Given data:
⁂

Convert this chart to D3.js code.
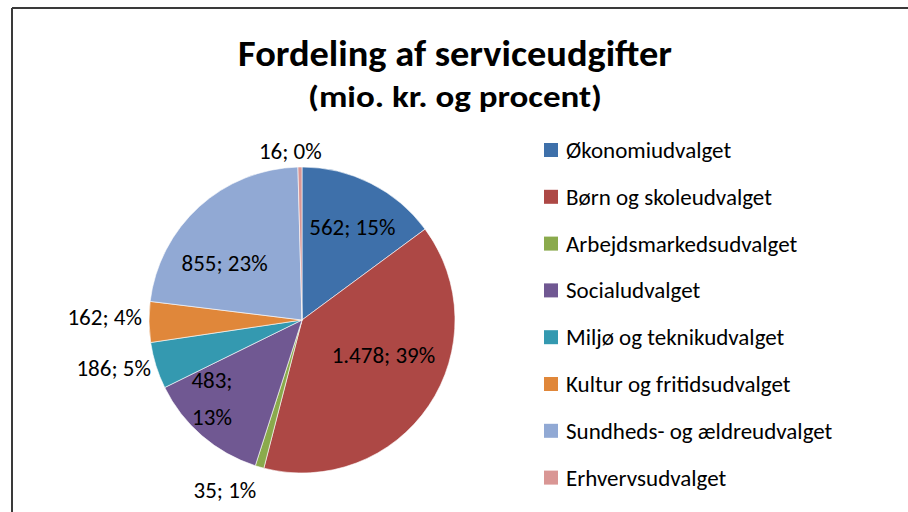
<!DOCTYPE html>
<html>
<head>
<meta charset="utf-8">
<script src="https://cdn.jsdelivr.net/npm/d3@7"></script>
<style>
    body { margin: 0; background: #fff; }
    svg text { font-family: Carlito, "Open Sans", "Noto Sans", sans-serif; fill: #000; }
</style>
</head>
<body>
<div id="chart"></div>
<script>
// data
const categories = ['Økonomiudvalget', 'Børn og skoleudvalget', 'Arbejdsmarkedsudvalget', 'Socialudvalget',
    'Miljø og teknikudvalget', 'Kultur og fritidsudvalget', 'Sundheds- og ældreudvalget', 'Erhvervsudvalget'];
const values = [562, 1478, 35, 483, 186, 162, 855, 16];
const valueLabels = ['562', '1.478', '35', '483', '186', '162', '855', '16'];
const percentLabels = ['15%', '39%', '1%', '13%', '5%', '4%', '23%', '0%'];
const colors = ['#3E70AA', '#AD4845', '#8AAA4C', '#705892', '#3499B0', '#E0873A', '#91A9D4', '#D99694'];

const width = 908, height = 512;
const cx = 302, cy = 320, radius = 153;

// label placement (fraction of radius, angle shift in degrees), tuned by eye
const labelRadius = [0.69, 0.58, 1.22, 0.78, 1.27, 1.29, 0.63, 1.11];
const labelShift = [1.7, -10.6, 8.3, 8.2, 3.1, 1.6, -11.2, -3.2];

const svg = d3.select('#chart').append('svg')
    .attr('width', width)
    .attr('height', height);

// frame (left and top edges only show)
svg.append('line').attr('x1', 12).attr('y1', 8).attr('x2', 908).attr('y2', 8)
    .attr('stroke', '#3a3a3a').attr('stroke-width', 2);
svg.append('line').attr('x1', 12).attr('y1', 8).attr('x2', 12).attr('y2', 512)
    .attr('stroke', '#3a3a3a').attr('stroke-width', 2);

// titles
svg.append('text')
    .attr('x', 455).attr('y', 66)
    .attr('text-anchor', 'middle')
    .attr('font-size', 36).attr('font-weight', 'bold')
    .attr('textLength', 434).attr('lengthAdjust', 'spacingAndGlyphs')
    .text('Fordeling af serviceudgifter');
svg.append('text')
    .attr('x', 455).attr('y', 107)
    .attr('text-anchor', 'middle')
    .attr('font-size', 30).attr('font-weight', 'bold')
    .attr('textLength', 294).attr('lengthAdjust', 'spacingAndGlyphs')
    .text('(mio. kr. og procent)');

const pie = d3.pie().sort(null).value(d => d.value);
const arc = d3.arc().innerRadius(0).outerRadius(radius);

const data = categories.map((c, i) => ({
    name: c, value: values[i], label: valueLabels[i] + '; ' + percentLabels[i], color: colors[i]
}));
const arcs = pie(data);

const g = svg.append('g').attr('transform', 'translate(' + cx + ',' + cy + ')');

g.selectAll('path.slice')
    .data(arcs)
    .enter()
    .append('path')
    .attr('class', 'slice')
    .attr('d', arc)
    .attr('fill', d => d.data.color)
    .attr('stroke', '#fff')
    .attr('stroke-width', 0.6);

arcs.forEach(function (d, i) {
    const a = (d.startAngle + d.endAngle) / 2 + labelShift[i] * Math.PI / 180;
    const r = radius * labelRadius[i];
    const x = Math.sin(a) * r, y = -Math.cos(a) * r;
    const lines = (i === 3) ? [valueLabels[i] + ';', percentLabels[i]] : [d.data.label];
    const t = g.append('text')
        .attr('font-size', 23)
        .attr('text-anchor', 'middle');
    lines.forEach(function (l, k) {
        t.append('tspan')
            .attr('x', x)
            .attr('y', y + (k - (lines.length - 1) / 2) * 37)
            .attr('dy', '0.35em')
            .text(l);
    });
});

// legend
const legend = svg.append('g').attr('transform', 'translate(544, 150)');
const rows = legend.selectAll('g.item')
    .data(data)
    .enter()
    .append('g')
    .attr('class', 'item')
    .attr('transform', (d, i) => 'translate(0,' + (i * 46.8) + ')');
rows.append('rect')
    .attr('x', 0).attr('y', -7)
    .attr('width', 14).attr('height', 14)
    .attr('fill', d => d.color);
rows.append('text')
    .attr('x', 22).attr('y', 0)
    .attr('dy', '0.35em')
    .attr('font-size', 23)
    .text(d => d.name);
</script>
</body>
</html>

⁂

Problem requirements: Leave out the pictures and reproduce the rest of the listing exactly.

The completed task:
Convert this chart to D3.js code.
<!DOCTYPE html>
<html>
<head>
<meta charset="utf-8">
<script src="https://cdn.jsdelivr.net/npm/d3@7"></script>
<style>
    body { margin: 0; background: #fff; }
    svg text { font-family: Carlito, "Open Sans", "Noto Sans", sans-serif; fill: #000; }
</style>
</head>
<body>
<div id="chart"></div>
<script>
// data
const categories = ['Økonomiudvalget', 'Børn og skoleudvalget', 'Arbejdsmarkedsudvalget', 'Socialudvalget',
    'Miljø og teknikudvalget', 'Kultur og fritidsudvalget', 'Sundheds- og ældreudvalget', 'Erhvervsudvalget'];
const values = [562, 1478, 35, 483, 186, 162, 855, 16];
const valueLabels = ['562', '1.478', '35', '483', '186', '162', '855', '16'];
const percentLabels = ['15%', '39%', '1%', '13%', '5%', '4%', '23%', '0%'];
const colors = ['#3E70AA', '#AD4845', '#8AAA4C', '#705892', '#3499B0', '#E0873A', '#91A9D4', '#D99694'];

const width = 908, height = 512;
const cx = 302, cy = 320, radius = 153;

// label placement (fraction of radius, angle shift in degrees), tuned by eye
const labelRadius = [0.69, 0.58, 1.22, 0.78, 1.27, 1.29, 0.63, 1.11];
const labelShift = [1.7, -10.6, 8.3, 8.2, 3.1, 1.6, -11.2, -3.2];

const svg = d3.select('#chart').append('svg')
    .attr('width', width)
    .attr('height', height);

// frame (left and top edges only show)
svg.append('line').attr('x1', 12).attr('y1', 8).attr('x2', 908).attr('y2', 8)
    .attr('stroke', '#3a3a3a').attr('stroke-width', 2);
svg.append('line').attr('x1', 12).attr('y1', 8).attr('x2', 12).attr('y2', 512)
    .attr('stroke', '#3a3a3a').attr('stroke-width', 2);

// titles
svg.append('text')
    .attr('x', 455).attr('y', 66)
    .attr('text-anchor', 'middle')
    .attr('font-size', 36).attr('font-weight', 'bold')
    .attr('textLength', 434).attr('lengthAdjust', 'spacingAndGlyphs')
    .text('Fordeling af serviceudgifter');
svg.append('text')
    .attr('x', 455).attr('y', 107)
    .attr('text-anchor', 'middle')
    .attr('font-size', 30).attr('font-weight', 'bold')
    .attr('textLength', 294).attr('lengthAdjust', 'spacingAndGlyphs')
    .text('(mio. kr. og procent)');

const pie = d3.pie().sort(null).value(d => d.value);
const arc = d3.arc().innerRadius(0).outerRadius(radius);

const data = categories.map((c, i) => ({
    name: c, value: values[i], label: valueLabels[i] + '; ' + percentLabels[i], color: colors[i]
}));
const arcs = pie(data);

const g = svg.append('g').attr('transform', 'translate(' + cx + ',' + cy + ')');

g.selectAll('path.slice')
    .data(arcs)
    .enter()
    .append('path')
    .attr('class', 'slice')
    .attr('d', arc)
    .attr('fill', d => d.data.color)
    .attr('stroke', '#fff')
    .attr('stroke-width', 0.6);

arcs.forEach(function (d, i) {
    const a = (d.startAngle + d.endAngle) / 2 + labelShift[i] * Math.PI / 180;
    const r = radius * labelRadius[i];
    const x = Math.sin(a) * r, y = -Math.cos(a) * r;
    const lines = (i === 3) ? [valueLabels[i] + ';', percentLabels[i]] : [d.data.label];
    const t = g.append('text')
        .attr('font-size', 23)
        .attr('text-anchor', 'middle');
    lines.forEach(function (l, k) {
        t.append('tspan')
            .attr('x', x)
            .attr('y', y + (k - (lines.length - 1) / 2) * 37)
            .attr('dy', '0.35em')
            .text(l);
    });
});

// legend
const legend = svg.append('g').attr('transform', 'translate(544, 150)');
const rows = legend.selectAll('g.item')
    .data(data)
    .enter()
    .append('g')
    .attr('class', 'item')
    .attr('transform', (d, i) => 'translate(0,' + (i * 46.8) + ')');
rows.append('rect')
    .attr('x', 0).attr('y', -7)
    .attr('width', 14).attr('height', 14)
    .attr('fill', d => d.color);
rows.append('text')
    .attr('x', 22).attr('y', 0)
    .attr('dy', '0.35em')
    .attr('font-size', 23)
    .text(d => d.name);
</script>
</body>
</html>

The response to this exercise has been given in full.